» **AIM OF THE EXERCISE**:
Extract exactly the lines from the top of the records through the line containing "import pandas as pd", and keep pictures out of the copy.

Figure scripts

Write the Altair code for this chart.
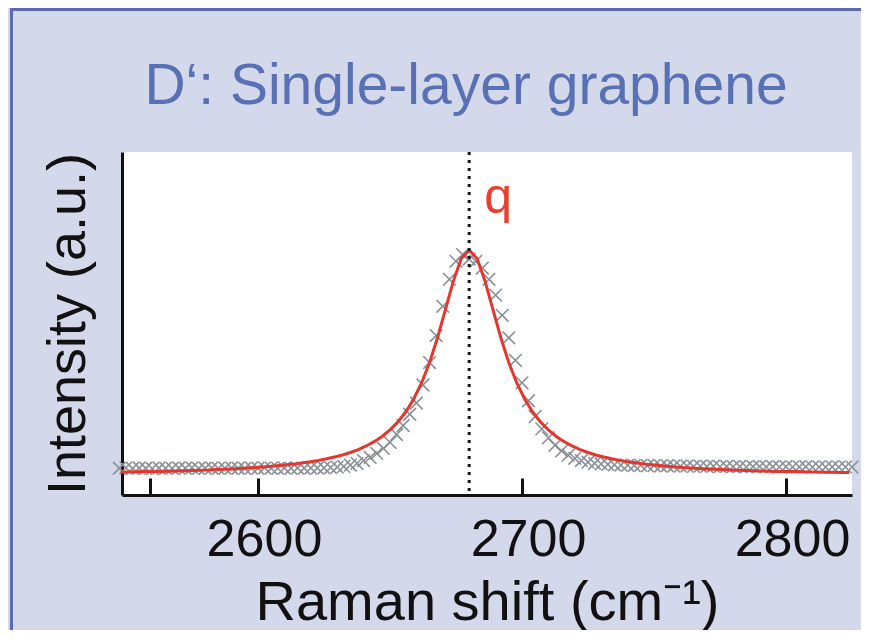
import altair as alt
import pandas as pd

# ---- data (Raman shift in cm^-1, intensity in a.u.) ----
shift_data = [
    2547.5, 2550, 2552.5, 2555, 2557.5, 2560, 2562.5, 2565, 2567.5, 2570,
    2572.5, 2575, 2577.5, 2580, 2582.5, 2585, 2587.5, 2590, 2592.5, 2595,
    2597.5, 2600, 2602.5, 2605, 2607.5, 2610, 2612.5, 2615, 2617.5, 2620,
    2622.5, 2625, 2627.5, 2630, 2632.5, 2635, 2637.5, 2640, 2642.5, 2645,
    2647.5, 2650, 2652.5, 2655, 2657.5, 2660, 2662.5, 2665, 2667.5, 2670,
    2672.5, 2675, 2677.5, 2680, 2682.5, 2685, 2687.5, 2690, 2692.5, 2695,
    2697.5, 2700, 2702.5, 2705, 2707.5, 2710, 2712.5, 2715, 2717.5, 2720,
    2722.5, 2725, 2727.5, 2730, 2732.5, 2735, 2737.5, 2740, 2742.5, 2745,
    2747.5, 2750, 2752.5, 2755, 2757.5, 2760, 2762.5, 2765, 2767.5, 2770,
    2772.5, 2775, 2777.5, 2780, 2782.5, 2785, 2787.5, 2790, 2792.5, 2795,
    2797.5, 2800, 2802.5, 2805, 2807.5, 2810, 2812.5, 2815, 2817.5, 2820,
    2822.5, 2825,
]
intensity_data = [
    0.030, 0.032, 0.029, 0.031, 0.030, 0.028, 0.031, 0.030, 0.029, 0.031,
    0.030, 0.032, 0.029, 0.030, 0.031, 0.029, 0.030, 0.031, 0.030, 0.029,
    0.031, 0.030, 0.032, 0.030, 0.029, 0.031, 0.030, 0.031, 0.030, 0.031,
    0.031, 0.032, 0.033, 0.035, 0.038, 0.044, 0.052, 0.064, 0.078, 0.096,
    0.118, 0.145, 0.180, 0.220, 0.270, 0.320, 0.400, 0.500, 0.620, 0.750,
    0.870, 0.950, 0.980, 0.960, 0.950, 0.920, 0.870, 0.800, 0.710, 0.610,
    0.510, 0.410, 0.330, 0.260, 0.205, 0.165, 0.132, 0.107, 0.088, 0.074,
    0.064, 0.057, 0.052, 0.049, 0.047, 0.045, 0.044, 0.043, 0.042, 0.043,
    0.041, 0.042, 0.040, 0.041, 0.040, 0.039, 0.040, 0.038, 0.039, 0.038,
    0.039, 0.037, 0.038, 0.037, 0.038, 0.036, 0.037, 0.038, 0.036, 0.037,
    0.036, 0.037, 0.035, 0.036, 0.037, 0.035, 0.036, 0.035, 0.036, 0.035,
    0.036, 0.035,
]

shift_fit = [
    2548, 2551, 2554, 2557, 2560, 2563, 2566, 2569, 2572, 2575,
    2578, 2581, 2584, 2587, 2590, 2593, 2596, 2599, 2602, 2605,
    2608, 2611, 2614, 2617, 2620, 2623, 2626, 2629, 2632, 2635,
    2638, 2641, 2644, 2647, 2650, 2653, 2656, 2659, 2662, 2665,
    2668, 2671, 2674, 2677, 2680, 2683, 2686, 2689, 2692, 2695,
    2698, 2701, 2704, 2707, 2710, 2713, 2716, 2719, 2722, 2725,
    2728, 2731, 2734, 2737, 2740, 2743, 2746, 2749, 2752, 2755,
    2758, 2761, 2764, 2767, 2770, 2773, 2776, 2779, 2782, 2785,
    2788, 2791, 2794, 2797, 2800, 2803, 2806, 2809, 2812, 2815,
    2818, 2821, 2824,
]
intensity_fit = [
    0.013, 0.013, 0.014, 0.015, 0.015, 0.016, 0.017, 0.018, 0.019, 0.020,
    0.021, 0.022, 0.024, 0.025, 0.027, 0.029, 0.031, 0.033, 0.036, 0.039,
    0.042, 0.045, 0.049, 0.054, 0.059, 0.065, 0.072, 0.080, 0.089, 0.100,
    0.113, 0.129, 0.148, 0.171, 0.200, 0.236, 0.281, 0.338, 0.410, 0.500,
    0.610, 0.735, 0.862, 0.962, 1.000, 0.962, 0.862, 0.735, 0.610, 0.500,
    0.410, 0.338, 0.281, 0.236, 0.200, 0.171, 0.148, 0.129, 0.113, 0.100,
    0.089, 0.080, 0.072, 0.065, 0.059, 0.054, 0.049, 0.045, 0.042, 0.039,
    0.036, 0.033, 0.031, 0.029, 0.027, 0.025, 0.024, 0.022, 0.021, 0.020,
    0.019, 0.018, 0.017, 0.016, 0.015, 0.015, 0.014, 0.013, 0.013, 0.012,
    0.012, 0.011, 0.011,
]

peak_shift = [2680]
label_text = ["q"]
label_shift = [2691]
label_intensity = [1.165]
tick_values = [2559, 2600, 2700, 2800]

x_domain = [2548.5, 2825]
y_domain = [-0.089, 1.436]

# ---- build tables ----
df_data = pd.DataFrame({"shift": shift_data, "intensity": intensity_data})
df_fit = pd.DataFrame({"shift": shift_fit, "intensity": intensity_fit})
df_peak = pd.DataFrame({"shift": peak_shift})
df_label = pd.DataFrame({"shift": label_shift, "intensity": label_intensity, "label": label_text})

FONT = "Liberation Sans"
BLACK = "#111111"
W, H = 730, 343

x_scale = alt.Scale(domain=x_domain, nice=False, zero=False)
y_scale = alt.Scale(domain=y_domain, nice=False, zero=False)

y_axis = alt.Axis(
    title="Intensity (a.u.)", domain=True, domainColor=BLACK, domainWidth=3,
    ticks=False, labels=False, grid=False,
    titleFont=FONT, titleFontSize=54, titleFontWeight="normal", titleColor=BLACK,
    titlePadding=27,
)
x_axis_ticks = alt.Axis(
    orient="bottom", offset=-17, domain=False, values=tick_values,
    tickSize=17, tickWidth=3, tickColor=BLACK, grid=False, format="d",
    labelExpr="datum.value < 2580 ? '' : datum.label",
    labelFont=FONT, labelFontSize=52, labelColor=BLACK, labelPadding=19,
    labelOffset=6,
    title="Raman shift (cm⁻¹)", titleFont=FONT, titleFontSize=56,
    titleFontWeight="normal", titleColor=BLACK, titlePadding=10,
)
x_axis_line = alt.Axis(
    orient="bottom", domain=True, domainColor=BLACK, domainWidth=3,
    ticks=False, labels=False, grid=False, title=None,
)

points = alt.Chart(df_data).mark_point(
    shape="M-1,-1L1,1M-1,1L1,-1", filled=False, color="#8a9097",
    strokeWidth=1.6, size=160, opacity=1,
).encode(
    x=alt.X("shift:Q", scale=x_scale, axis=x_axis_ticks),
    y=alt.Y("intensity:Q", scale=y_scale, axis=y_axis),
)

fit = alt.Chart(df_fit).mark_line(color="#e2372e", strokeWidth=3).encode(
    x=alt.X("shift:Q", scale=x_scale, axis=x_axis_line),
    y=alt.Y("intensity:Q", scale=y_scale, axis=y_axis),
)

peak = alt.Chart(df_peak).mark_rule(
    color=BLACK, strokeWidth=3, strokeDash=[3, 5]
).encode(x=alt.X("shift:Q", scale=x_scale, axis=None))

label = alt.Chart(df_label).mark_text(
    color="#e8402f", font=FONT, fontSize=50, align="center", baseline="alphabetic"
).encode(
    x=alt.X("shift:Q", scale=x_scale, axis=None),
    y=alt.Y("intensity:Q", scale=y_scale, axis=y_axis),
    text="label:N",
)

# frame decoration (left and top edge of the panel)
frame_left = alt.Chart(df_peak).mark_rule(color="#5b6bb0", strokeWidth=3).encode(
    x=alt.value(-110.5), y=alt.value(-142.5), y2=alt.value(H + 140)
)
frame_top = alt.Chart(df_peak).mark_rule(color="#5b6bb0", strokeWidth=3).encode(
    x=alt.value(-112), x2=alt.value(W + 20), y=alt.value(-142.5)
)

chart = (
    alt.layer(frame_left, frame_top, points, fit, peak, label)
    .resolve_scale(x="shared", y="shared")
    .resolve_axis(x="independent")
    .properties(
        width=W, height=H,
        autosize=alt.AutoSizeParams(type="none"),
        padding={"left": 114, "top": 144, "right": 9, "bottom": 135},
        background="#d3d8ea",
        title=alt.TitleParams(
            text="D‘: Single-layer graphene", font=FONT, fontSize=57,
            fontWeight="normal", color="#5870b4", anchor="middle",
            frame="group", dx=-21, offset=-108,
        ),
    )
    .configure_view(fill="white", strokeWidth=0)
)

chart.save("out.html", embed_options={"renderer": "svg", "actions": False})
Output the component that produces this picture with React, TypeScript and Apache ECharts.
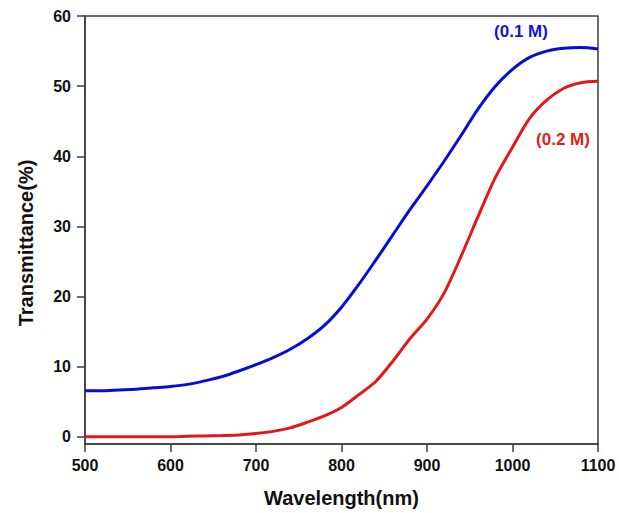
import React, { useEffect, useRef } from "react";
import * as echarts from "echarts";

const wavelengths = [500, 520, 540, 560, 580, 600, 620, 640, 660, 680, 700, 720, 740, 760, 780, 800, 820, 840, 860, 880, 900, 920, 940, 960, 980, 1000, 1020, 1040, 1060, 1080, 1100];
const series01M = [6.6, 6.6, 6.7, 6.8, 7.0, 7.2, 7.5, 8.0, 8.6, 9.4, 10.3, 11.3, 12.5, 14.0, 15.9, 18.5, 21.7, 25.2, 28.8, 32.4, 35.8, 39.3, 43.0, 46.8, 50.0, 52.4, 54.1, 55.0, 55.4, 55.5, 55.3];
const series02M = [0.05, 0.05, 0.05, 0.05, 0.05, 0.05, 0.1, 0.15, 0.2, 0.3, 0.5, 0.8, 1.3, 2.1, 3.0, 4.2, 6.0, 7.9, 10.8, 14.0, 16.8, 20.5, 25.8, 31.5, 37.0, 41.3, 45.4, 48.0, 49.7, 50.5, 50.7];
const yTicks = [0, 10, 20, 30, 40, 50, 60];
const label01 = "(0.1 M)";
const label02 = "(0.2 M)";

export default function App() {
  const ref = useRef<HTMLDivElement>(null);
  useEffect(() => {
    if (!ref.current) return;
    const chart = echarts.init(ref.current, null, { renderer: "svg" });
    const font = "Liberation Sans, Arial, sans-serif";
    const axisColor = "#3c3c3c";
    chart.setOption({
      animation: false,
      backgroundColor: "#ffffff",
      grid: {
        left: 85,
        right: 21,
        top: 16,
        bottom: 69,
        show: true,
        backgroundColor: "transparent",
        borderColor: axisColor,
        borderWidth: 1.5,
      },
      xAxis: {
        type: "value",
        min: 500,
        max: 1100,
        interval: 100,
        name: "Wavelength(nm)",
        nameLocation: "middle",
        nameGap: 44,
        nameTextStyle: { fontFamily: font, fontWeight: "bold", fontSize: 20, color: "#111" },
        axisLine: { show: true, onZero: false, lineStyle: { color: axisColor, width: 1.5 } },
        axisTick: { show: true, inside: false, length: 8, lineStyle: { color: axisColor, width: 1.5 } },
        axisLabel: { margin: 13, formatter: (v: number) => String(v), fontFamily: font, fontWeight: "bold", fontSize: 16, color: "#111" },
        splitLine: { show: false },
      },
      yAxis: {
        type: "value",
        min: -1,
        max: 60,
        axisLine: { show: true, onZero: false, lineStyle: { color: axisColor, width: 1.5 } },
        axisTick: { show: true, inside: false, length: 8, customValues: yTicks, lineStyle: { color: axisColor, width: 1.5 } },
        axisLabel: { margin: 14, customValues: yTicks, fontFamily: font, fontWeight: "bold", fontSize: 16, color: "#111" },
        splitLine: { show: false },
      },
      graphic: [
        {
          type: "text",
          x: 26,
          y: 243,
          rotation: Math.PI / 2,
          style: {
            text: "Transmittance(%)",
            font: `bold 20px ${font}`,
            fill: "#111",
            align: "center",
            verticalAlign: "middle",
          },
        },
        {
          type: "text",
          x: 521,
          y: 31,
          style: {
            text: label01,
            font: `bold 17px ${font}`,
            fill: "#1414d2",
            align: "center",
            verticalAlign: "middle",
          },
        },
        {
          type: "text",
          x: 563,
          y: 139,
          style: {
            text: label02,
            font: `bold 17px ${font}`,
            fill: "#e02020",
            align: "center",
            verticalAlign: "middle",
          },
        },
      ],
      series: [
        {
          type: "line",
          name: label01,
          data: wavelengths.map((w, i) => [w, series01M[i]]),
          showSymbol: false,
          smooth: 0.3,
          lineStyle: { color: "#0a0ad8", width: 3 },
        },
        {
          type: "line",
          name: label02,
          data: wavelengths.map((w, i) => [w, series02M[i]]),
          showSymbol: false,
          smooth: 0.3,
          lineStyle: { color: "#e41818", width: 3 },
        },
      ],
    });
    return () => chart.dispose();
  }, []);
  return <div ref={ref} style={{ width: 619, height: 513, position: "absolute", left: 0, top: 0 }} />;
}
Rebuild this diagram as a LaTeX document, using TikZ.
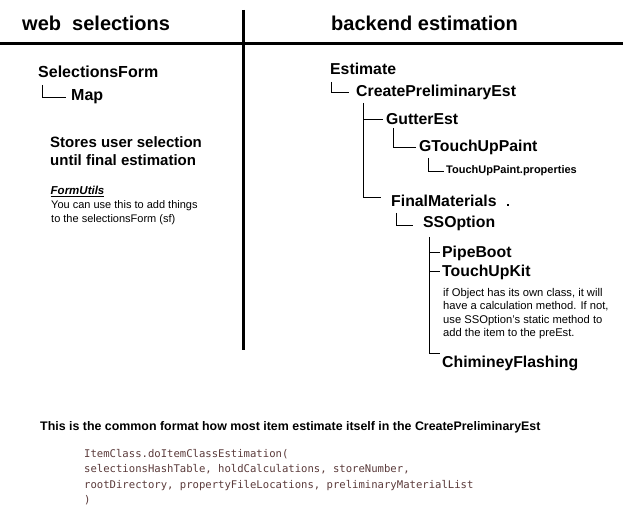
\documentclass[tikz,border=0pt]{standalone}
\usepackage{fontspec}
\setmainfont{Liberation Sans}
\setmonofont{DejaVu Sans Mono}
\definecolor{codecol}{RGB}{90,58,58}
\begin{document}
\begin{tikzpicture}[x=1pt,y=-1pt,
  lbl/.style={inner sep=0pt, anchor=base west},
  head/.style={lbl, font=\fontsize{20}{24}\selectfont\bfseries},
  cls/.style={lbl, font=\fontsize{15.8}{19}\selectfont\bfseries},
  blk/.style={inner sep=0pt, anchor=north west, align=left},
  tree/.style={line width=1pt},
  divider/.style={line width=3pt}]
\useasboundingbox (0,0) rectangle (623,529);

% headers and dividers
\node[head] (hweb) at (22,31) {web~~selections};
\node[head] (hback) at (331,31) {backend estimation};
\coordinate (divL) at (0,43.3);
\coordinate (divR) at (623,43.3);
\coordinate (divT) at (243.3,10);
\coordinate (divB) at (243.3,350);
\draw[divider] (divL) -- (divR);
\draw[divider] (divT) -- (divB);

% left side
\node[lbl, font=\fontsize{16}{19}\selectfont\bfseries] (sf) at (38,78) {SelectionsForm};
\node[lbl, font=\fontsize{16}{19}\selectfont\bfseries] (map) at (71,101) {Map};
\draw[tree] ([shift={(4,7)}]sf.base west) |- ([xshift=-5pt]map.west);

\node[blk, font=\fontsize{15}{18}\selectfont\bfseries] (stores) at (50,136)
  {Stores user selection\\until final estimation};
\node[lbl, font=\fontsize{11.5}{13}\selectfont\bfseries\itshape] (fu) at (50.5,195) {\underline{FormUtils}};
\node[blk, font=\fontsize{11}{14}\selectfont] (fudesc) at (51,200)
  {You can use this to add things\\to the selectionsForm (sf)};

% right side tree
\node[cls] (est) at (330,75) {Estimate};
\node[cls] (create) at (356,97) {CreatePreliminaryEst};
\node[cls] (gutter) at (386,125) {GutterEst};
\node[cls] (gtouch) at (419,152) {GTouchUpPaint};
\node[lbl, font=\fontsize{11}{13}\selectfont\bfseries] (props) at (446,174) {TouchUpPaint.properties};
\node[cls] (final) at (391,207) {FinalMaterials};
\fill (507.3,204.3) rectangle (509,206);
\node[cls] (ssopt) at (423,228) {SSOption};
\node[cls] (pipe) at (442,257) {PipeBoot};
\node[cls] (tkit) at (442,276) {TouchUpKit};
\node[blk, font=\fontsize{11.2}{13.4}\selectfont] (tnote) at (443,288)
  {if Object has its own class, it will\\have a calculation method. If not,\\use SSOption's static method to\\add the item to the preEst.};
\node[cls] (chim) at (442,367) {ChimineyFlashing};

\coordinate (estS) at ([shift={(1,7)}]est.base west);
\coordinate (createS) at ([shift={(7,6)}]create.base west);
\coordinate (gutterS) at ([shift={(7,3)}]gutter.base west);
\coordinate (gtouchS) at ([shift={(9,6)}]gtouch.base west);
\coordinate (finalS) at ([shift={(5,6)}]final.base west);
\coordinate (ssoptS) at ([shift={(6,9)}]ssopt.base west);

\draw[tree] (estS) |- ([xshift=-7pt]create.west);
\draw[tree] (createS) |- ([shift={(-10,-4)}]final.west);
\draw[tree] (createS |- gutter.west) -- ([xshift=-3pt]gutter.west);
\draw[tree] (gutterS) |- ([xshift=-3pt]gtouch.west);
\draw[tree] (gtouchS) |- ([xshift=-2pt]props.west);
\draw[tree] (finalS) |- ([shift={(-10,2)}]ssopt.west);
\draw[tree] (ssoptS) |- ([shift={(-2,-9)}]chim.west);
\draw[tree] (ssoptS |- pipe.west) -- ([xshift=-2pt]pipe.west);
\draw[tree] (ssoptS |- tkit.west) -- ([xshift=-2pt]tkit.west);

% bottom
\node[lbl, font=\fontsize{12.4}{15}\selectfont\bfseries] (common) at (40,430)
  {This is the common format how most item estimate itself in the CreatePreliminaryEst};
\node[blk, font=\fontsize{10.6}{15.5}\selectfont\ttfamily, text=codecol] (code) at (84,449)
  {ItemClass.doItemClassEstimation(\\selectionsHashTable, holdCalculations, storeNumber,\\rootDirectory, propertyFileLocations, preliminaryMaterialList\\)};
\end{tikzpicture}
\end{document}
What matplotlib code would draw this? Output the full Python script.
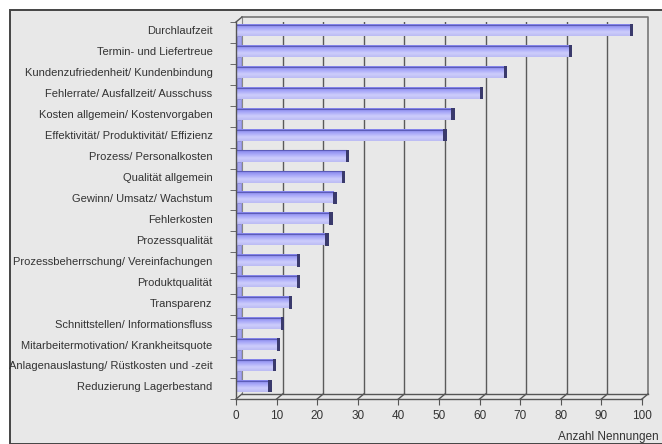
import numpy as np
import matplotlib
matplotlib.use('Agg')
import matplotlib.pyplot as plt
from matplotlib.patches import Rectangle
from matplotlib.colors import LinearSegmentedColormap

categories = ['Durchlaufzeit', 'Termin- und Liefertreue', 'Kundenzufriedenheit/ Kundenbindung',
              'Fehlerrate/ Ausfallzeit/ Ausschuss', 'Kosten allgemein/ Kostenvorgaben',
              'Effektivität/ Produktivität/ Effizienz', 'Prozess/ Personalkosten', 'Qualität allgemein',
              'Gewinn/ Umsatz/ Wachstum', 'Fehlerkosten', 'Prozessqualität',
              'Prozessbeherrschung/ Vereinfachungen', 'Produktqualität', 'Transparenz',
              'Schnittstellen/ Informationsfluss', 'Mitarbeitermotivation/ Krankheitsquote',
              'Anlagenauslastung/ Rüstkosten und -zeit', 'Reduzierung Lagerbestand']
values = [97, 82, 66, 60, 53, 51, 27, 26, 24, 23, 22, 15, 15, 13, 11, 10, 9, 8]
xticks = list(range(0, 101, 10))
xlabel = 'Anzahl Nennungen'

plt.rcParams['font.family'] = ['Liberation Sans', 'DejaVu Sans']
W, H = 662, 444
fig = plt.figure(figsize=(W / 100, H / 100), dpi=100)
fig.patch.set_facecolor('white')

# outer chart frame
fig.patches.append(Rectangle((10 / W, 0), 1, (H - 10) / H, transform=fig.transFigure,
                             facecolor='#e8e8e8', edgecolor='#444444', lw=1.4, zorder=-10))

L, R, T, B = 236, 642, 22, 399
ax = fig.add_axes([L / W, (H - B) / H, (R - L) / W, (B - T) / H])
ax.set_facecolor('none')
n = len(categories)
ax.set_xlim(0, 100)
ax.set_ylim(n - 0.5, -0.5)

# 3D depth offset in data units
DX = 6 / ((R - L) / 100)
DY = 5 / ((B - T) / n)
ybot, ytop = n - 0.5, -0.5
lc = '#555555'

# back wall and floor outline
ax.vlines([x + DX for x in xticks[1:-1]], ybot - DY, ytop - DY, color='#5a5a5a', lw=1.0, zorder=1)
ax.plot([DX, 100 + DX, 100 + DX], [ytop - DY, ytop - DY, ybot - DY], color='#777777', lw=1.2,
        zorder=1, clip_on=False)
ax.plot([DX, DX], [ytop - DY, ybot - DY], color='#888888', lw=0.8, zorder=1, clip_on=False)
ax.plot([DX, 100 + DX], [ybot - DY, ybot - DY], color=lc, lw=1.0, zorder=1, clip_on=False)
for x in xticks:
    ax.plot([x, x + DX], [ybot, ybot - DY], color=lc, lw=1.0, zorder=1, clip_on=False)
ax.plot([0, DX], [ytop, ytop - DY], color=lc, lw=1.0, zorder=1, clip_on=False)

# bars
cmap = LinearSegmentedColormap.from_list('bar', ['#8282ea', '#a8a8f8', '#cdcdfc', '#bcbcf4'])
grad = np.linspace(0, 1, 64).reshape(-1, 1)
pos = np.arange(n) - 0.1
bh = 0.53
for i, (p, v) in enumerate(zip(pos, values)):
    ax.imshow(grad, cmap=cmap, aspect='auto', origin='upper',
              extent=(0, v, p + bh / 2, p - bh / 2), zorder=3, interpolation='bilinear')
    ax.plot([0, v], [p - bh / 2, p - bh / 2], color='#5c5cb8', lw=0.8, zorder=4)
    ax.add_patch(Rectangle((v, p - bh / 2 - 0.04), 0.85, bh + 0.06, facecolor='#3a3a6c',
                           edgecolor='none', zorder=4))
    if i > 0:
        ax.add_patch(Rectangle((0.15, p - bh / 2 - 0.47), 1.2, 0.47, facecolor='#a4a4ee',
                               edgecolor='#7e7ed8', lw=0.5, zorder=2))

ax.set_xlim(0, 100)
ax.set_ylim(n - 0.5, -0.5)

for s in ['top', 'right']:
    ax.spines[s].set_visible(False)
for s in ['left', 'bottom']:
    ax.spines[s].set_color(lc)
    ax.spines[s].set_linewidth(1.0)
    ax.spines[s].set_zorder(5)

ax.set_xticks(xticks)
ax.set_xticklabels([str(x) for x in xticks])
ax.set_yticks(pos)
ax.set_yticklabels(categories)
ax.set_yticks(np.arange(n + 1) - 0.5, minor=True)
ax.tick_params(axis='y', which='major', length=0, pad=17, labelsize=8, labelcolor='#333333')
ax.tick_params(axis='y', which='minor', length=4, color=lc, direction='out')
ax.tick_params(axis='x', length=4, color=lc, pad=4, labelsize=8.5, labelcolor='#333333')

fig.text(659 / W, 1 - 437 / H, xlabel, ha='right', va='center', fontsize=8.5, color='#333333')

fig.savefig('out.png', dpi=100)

» **OUTPUT**:
Write the Altair code for this chart.
import altair as alt
import pandas as pd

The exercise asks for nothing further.